Growth for 2017 was forecast at two per cent, an increase on the 1.4 per cent in the preceding year.

The forecast for 2018 is 1.6 per cent, 1.7 per cent in 2019, 1.9 per cent in 2020, and two per cent in 2021. The previous forecasts for these years were 1.4 per cent, 1.7 per cent for 2018, 2.1 per cent in 2019, 2.1 per cent in 2020 and two per cent respectively.


£51.7 billion in 2016-17, £58.3 billlon in 2017-18, £40.8 billion in 2018-19, £21.4 billion in 2019-20, £20.6 billion in 2020-21, and £16.8 billion in 2021-22.

In November, borrowing was forecast to be £59 billion in 2017-18, £46.5 billion in 2018-19, £22 billion in 2019-20, £21 billion in 2020-21 and £17.2billion in 2021-22.

The Chancellor has abandoned hopes of a surplus by the end of the decade.

Personal tax allowance

£11,500 for basic rate taxpayers.

Small business tax

The introduction of quarterly reporting for businesses below the VAT registration threshold has been delayed by a year at a cost of £280 million.

Tax avoidance

£820 million of tax avoidance measures.

New financial penalty for professionals creating schemes defeated by HMRC.

Businesses  to be stopped from converting capital losses into trading losses.

Business rates

Capped so that rates rise by no more than £50 a month for small businesses losing their rate relief.

Pubs to receive a £1,000 discount on business rates where the rateable value is less than £100,000 (90 per cent of pubs) and a £300 million fund for discretionary relief for local authorities. 
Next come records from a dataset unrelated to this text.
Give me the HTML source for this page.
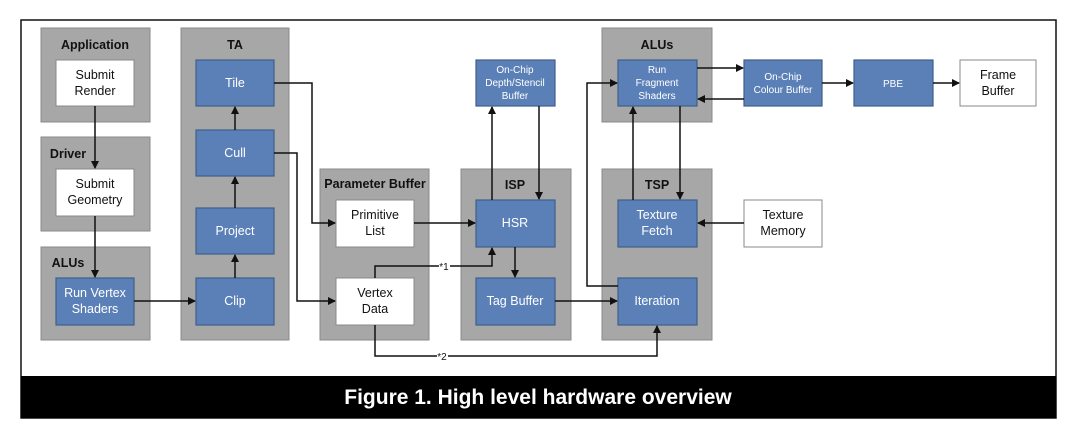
<!DOCTYPE html>
<html><head><meta charset="utf-8"><style>
html,body{margin:0;padding:0;background:#fff;}
svg{display:block;font-family:"Liberation Sans",Arial,sans-serif;}
.g{fill:#a7a7a7;stroke:#8a8a8a;stroke-width:1}
.b{fill:#5b80b8;stroke:#3f5f8a;stroke-width:1.2}
.w{fill:#fff;stroke:#8a8a8a;stroke-width:1}
.t{font-weight:bold;font-size:12.5px;fill:#111;text-anchor:middle}
.bt{fill:#fff;font-size:12.5px;text-anchor:middle}
.bs{fill:#fff;font-size:10px;text-anchor:middle}
.wt{fill:#111;font-size:12.5px;text-anchor:middle}
.l{stroke:#111;stroke-width:1.5;fill:none}
</style></head><body>
<svg width="1080" height="439" viewBox="0 0 1080 439">
<defs><marker id="a" markerWidth="8" markerHeight="8" refX="7" refY="4" orient="auto" markerUnits="userSpaceOnUse"><path d="M0,0 L8,4 L0,8 z" fill="#111"/></marker></defs>
<rect x="21" y="20" width="1035" height="398" fill="#fff" stroke="#111" stroke-width="1.5"/>
<rect x="21" y="376" width="1035" height="42" fill="#000"/>
<text x="538" y="404" fill="#fff" font-weight="bold" font-size="21" text-anchor="middle">Figure 1. High level hardware overview</text>

<!-- group boxes -->
<rect class="g" x="41" y="28" width="109" height="94"/>
<text class="t" x="95" y="49">Application</text>
<rect class="g" x="41" y="137" width="109" height="94"/>
<text class="t" x="68" y="158">Driver</text>
<rect class="g" x="41" y="247" width="109" height="93"/>
<text class="t" x="68" y="267">ALUs</text>
<rect class="g" x="181" y="28" width="108" height="312"/>
<text class="t" x="235" y="49">TA</text>
<rect class="g" x="320" y="169" width="109" height="171"/>
<text class="t" x="375" y="188" font-size="10.5">Parameter Buffer</text>
<rect class="g" x="461" y="169" width="110" height="171"/>
<text class="t" x="515" y="189">ISP</text>
<rect class="g" x="602" y="28" width="110" height="94"/>
<text class="t" x="657" y="49">ALUs</text>
<rect class="g" x="602" y="169" width="110" height="171"/>
<text class="t" x="657" y="189">TSP</text>

<!-- nodes -->
<rect class="w" x="56" y="60" width="78" height="46"/>
<text class="wt" x="95" y="79">Submit</text><text class="wt" x="95" y="95">Render</text>
<rect class="w" x="56" y="169" width="78" height="47"/>
<text class="wt" x="95" y="188">Submit</text><text class="wt" x="95" y="204">Geometry</text>
<rect class="b" x="56" y="278" width="78" height="47"/>
<text class="bt" x="95" y="297">Run Vertex</text><text class="bt" x="95" y="313">Shaders</text>

<rect class="b" x="196" y="60" width="78" height="46"/><text class="bt" x="235" y="87">Tile</text>
<rect class="b" x="196" y="130" width="78" height="46"/><text class="bt" x="235" y="157">Cull</text>
<rect class="b" x="196" y="208" width="78" height="46"/><text class="bt" x="235" y="235">Project</text>
<rect class="b" x="196" y="278" width="78" height="47"/><text class="bt" x="235" y="305">Clip</text>

<rect class="w" x="336" y="200" width="78" height="47"/>
<text class="wt" x="375" y="219">Primitive</text><text class="wt" x="375" y="235">List</text>
<rect class="w" x="336" y="278" width="78" height="47"/>
<text class="wt" x="375" y="297">Vertex</text><text class="wt" x="375" y="313">Data</text>

<rect class="b" x="476" y="60" width="79" height="46"/>
<text class="bs" x="515" y="73">On-Chip</text><text class="bs" x="515" y="86">Depth/Stencil</text><text class="bs" x="515" y="99">Buffer</text>
<rect class="b" x="476" y="200" width="79" height="47"/><text class="bt" x="515" y="227">HSR</text>
<rect class="b" x="476" y="278" width="79" height="47"/><text class="bt" x="515" y="305">Tag Buffer</text>

<rect class="b" x="618" y="60" width="79" height="46"/>
<text class="bs" x="657" y="73">Run</text><text class="bs" x="657" y="86">Fragment</text><text class="bs" x="657" y="99">Shaders</text>
<rect class="b" x="618" y="200" width="79" height="47"/>
<text class="bt" x="657" y="219">Texture</text><text class="bt" x="657" y="235">Fetch</text>
<rect class="b" x="618" y="278" width="79" height="47"/><text class="bt" x="657" y="305">Iteration</text>

<rect class="b" x="744" y="60" width="78" height="46"/>
<text class="bs" x="783" y="80">On-Chip</text><text class="bs" x="783" y="93">Colour Buffer</text>
<rect class="b" x="854" y="60" width="79" height="46"/><text class="bs" x="893" y="87">PBE</text>
<rect class="w" x="960" y="60" width="76" height="46"/>
<text class="wt" x="998" y="79">Frame</text><text class="wt" x="998" y="95">Buffer</text>
<rect class="w" x="744" y="200" width="78" height="47"/>
<text class="wt" x="783" y="219">Texture</text><text class="wt" x="783" y="235">Memory</text>

<!-- connectors -->
<path class="l" d="M95,106 V168" marker-end="url(#a)"/>
<path class="l" d="M95,216 V277" marker-end="url(#a)"/>
<path class="l" d="M134,301 H195" marker-end="url(#a)"/>
<path class="l" d="M235,278 V255" marker-end="url(#a)"/>
<path class="l" d="M235,208 V177" marker-end="url(#a)"/>
<path class="l" d="M235,130 V107" marker-end="url(#a)"/>
<path class="l" d="M274,83 H312 V223 H335" marker-end="url(#a)"/>
<path class="l" d="M274,153 H297 V301 H335" marker-end="url(#a)"/>
<path class="l" d="M414,223 H475" marker-end="url(#a)"/>
<path class="l" d="M375,278 V266 H439 M450,266 H492 V248" marker-end="url(#a)"/>
<text x="444" y="270" font-size="10" fill="#111" text-anchor="middle">*1</text>
<path class="l" d="M375,325 V356 H437 M448,356 H657 V326" marker-end="url(#a)"/>
<text x="442" y="360" font-size="10" fill="#111" text-anchor="middle">*2</text>
<path class="l" d="M492,200 V107" marker-end="url(#a)"/>
<path class="l" d="M539,106 V199" marker-end="url(#a)"/>
<path class="l" d="M515,247 V277" marker-end="url(#a)"/>
<path class="l" d="M555,301 H617" marker-end="url(#a)"/>
<path class="l" d="M618,286 H587 V83 H617" marker-end="url(#a)"/>
<path class="l" d="M633,200 V107" marker-end="url(#a)"/>
<path class="l" d="M680,106 V199" marker-end="url(#a)"/>
<path class="l" d="M744,223 H698" marker-end="url(#a)"/>
<path class="l" d="M697,68 H743" marker-end="url(#a)"/>
<path class="l" d="M744,99 H698" marker-end="url(#a)"/>
<path class="l" d="M822,83 H853" marker-end="url(#a)"/>
<path class="l" d="M933,83 H959" marker-end="url(#a)"/>
</svg>
</body></html>
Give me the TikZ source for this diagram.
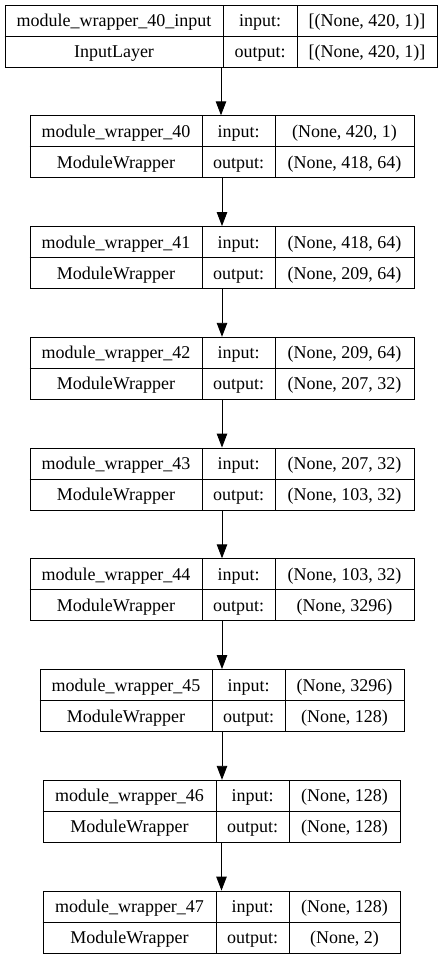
\documentclass[tikz,border=0pt]{standalone}
\usepackage{fontspec}
\setmainfont{Liberation Serif}
\newfontfamily\layerfont{Liberation Serif}
\usetikzlibrary{arrows.meta}
\begin{document}
\begin{tikzpicture}[x=1pt,y=-1pt,>={Triangle[length=14pt,width=10.5pt]},line width=0.9pt,
  cell/.style={anchor=base,inner sep=0pt,font=\layerfont\fontsize{18}{20}\selectfont},
  layerbox/.style={draw,inner sep=0pt,minimum height=62pt}]
\useasboundingbox (0,0) rectangle (444,959);
% one box per layer: left, dividers, right, top
\foreach \i/\l/\a/\b/\r/\y/\name/\kind/\shin/\shout in {
  0/5/223/297/437/5/{module\_wrapper\_40\_input}/InputLayer/{[(None, 420, 1)]}/{[(None, 420, 1)]},
  1/30/202/275/414/115.75/{module\_wrapper\_40}/ModuleWrapper/{(None, 420, 1)}/{(None, 418, 64)},
  2/30/202/275/414/226.5/{module\_wrapper\_41}/ModuleWrapper/{(None, 418, 64)}/{(None, 209, 64)},
  3/30/202/275/414/337.25/{module\_wrapper\_42}/ModuleWrapper/{(None, 209, 64)}/{(None, 207, 32)},
  4/30/202/275/414/448/{module\_wrapper\_43}/ModuleWrapper/{(None, 207, 32)}/{(None, 103, 32)},
  5/30/202/275/414/558.75/{module\_wrapper\_44}/ModuleWrapper/{(None, 103, 32)}/{(None, 3296)},
  6/40/212/285/404/669.5/{module\_wrapper\_45}/ModuleWrapper/{(None, 3296)}/{(None, 128)},
  7/43/216/289/400/780.25/{module\_wrapper\_46}/ModuleWrapper/{(None, 128)}/{(None, 128)},
  8/43/216/289/400/891/{module\_wrapper\_47}/ModuleWrapper/{(None, 128)}/{(None, 2)}}{
  \node[layerbox,minimum width={(\r-\l)*1pt}] (L\i) at ({(\l+\r)/2},{\y+31}) {};
  \draw (L\i.west) -- (L\i.east);
  \draw (\a,\y) -- ++(0,62);
  \draw (\b,\y) -- ++(0,62);
  \node[cell] (name\i) at ({(\l+\a)/2},{\y+21.5}) {\name};
  \node[cell] (kind\i) at ({(\l+\a)/2},{\y+52.5}) {\kind};
  \node[cell] (inl\i) at ({(\a+\b)/2},{\y+21.5}) {input:};
  \node[cell] (outl\i) at ({(\a+\b)/2},{\y+52.5}) {output:};
  \node[cell] (in\i) at ({(\b+\r)/2},{\y+21.5}) {\shin};
  \node[cell] (out\i) at ({(\b+\r)/2},{\y+52.5}) {\shout};
}
\foreach \i [count=\j from 1] in {0,...,7}
  \draw[->] (L\i.south) -- (L\i.south |- L\j.north);
\end{tikzpicture}
\end{document}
Self-employed national insurance contributions

 £145 million will be raised by increasing the Class 4 national insurance contributions of some self-employed people. These will go up to 10 per cent (from nine per cent) and to 11 per cent in April 2019,


Vehicle excise duty frozen for hauliers and HGVs.

Sugar tax set at 18p and 24p per litre for the main and higher bands (more than 5g of sugar per 100ml and more than 8g per 100ml respectively).

New minimum excise duty on cigarettes.

No changes to duties on alcohol and tobacco.

Minimum wage ('living wage')

Will rise to £7.50 an hour in April.


A three year bond on savings up to £3000 will be available from April, paying interest of 2.2 per cent

Education and training

£320 million for 110 new free schools, taking the total to 500.

Free school transport extended to children receiving free school meals at selective schools.

£216 million for school maintenance.

Introduction of technical qualifications (T-levels), an alternative to A-levels for 16- to 19-year-olds.

£40 million for pilots on lifelong learning projects.

£300 million for 1,000 new PhD placements.


£325 million of capital for the first of the new sustainability and transformation plans (STPs), intended to improve healthcare.

£100 million for 100 onsite GP treatment centres in Accident and Emergency departments (in England).

Social care

£2 billion for services in England over the next three years

Green Paper on social care funding to be published later in the year.


£20 million to combat violence against women and girls.

£5 million to support people returning to work after a career break

£5 million for projects to celebrate the 1918 Representation of the People Act.

Scotland, Wales and Northern Ireland

£350 million for  the Scottish government.

£200 million for the Welsh government.

£120 million for the Northern Ireland executive.

Local government

Midlands Engine Strategy to be published

£690 million competition for local authorities to tackle urban congestion.